§ What you will do
Make an exact copy of the data below, leaving out every picture.

§ Data segment
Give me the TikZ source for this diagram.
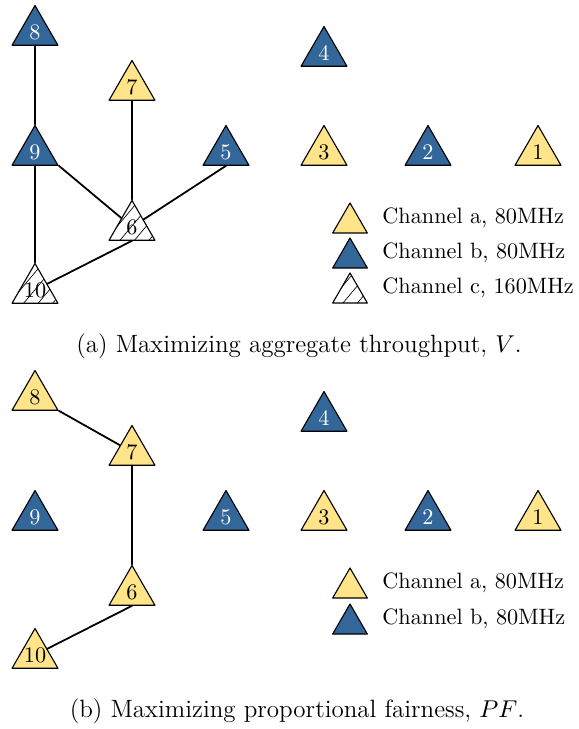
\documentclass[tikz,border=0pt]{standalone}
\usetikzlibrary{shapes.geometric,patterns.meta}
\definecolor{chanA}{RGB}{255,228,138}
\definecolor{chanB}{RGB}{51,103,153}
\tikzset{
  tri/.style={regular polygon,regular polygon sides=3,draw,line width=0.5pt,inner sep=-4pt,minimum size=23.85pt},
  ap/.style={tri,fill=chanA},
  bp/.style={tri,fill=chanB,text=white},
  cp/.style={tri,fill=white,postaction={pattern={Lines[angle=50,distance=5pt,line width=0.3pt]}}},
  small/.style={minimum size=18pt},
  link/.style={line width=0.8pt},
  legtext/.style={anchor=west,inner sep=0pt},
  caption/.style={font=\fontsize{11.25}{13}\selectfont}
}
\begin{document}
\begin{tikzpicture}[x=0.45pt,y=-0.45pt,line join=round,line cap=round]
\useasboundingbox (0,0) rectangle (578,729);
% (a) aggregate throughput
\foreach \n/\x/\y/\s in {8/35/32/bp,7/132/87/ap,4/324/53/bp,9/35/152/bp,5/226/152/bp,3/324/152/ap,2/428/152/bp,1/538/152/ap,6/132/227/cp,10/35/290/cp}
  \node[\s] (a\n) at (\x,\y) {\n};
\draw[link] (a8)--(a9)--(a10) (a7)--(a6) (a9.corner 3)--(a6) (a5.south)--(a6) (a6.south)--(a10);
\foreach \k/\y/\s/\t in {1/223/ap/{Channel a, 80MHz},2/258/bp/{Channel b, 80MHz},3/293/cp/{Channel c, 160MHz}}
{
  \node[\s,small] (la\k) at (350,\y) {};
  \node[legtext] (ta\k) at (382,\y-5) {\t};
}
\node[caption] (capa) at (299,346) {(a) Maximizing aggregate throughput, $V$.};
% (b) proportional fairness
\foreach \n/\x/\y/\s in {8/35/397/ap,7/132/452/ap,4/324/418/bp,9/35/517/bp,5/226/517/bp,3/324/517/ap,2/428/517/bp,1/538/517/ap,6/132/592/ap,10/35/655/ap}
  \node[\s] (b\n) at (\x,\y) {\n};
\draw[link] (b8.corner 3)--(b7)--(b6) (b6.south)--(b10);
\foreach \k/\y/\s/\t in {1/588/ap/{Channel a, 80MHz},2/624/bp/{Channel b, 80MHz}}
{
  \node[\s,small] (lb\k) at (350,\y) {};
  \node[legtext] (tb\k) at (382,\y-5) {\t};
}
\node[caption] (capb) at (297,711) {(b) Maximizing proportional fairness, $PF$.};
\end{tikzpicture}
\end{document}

§ Result of this exercise
Give me the TikZ source for this diagram.
\documentclass[tikz,border=0pt]{standalone}
\usetikzlibrary{shapes.geometric,patterns.meta}
\definecolor{chanA}{RGB}{255,228,138}
\definecolor{chanB}{RGB}{51,103,153}
\tikzset{
  tri/.style={regular polygon,regular polygon sides=3,draw,line width=0.5pt,inner sep=-4pt,minimum size=23.85pt},
  ap/.style={tri,fill=chanA},
  bp/.style={tri,fill=chanB,text=white},
  cp/.style={tri,fill=white,postaction={pattern={Lines[angle=50,distance=5pt,line width=0.3pt]}}},
  small/.style={minimum size=18pt},
  link/.style={line width=0.8pt},
  legtext/.style={anchor=west,inner sep=0pt},
  caption/.style={font=\fontsize{11.25}{13}\selectfont}
}
\begin{document}
\begin{tikzpicture}[x=0.45pt,y=-0.45pt,line join=round,line cap=round]
\useasboundingbox (0,0) rectangle (578,729);
% (a) aggregate throughput
\foreach \n/\x/\y/\s in {8/35/32/bp,7/132/87/ap,4/324/53/bp,9/35/152/bp,5/226/152/bp,3/324/152/ap,2/428/152/bp,1/538/152/ap,6/132/227/cp,10/35/290/cp}
  \node[\s] (a\n) at (\x,\y) {\n};
\draw[link] (a8)--(a9)--(a10) (a7)--(a6) (a9.corner 3)--(a6) (a5.south)--(a6) (a6.south)--(a10);
\foreach \k/\y/\s/\t in {1/223/ap/{Channel a, 80MHz},2/258/bp/{Channel b, 80MHz},3/293/cp/{Channel c, 160MHz}}
{
  \node[\s,small] (la\k) at (350,\y) {};
  \node[legtext] (ta\k) at (382,\y-5) {\t};
}
\node[caption] (capa) at (299,346) {(a) Maximizing aggregate throughput, $V$.};
% (b) proportional fairness
\foreach \n/\x/\y/\s in {8/35/397/ap,7/132/452/ap,4/324/418/bp,9/35/517/bp,5/226/517/bp,3/324/517/ap,2/428/517/bp,1/538/517/ap,6/132/592/ap,10/35/655/ap}
  \node[\s] (b\n) at (\x,\y) {\n};
\draw[link] (b8.corner 3)--(b7)--(b6) (b6.south)--(b10);
\foreach \k/\y/\s/\t in {1/588/ap/{Channel a, 80MHz},2/624/bp/{Channel b, 80MHz}}
{
  \node[\s,small] (lb\k) at (350,\y) {};
  \node[legtext] (tb\k) at (382,\y-5) {\t};
}
\node[caption] (capb) at (297,711) {(b) Maximizing proportional fairness, $PF$.};
\end{tikzpicture}
\end{document}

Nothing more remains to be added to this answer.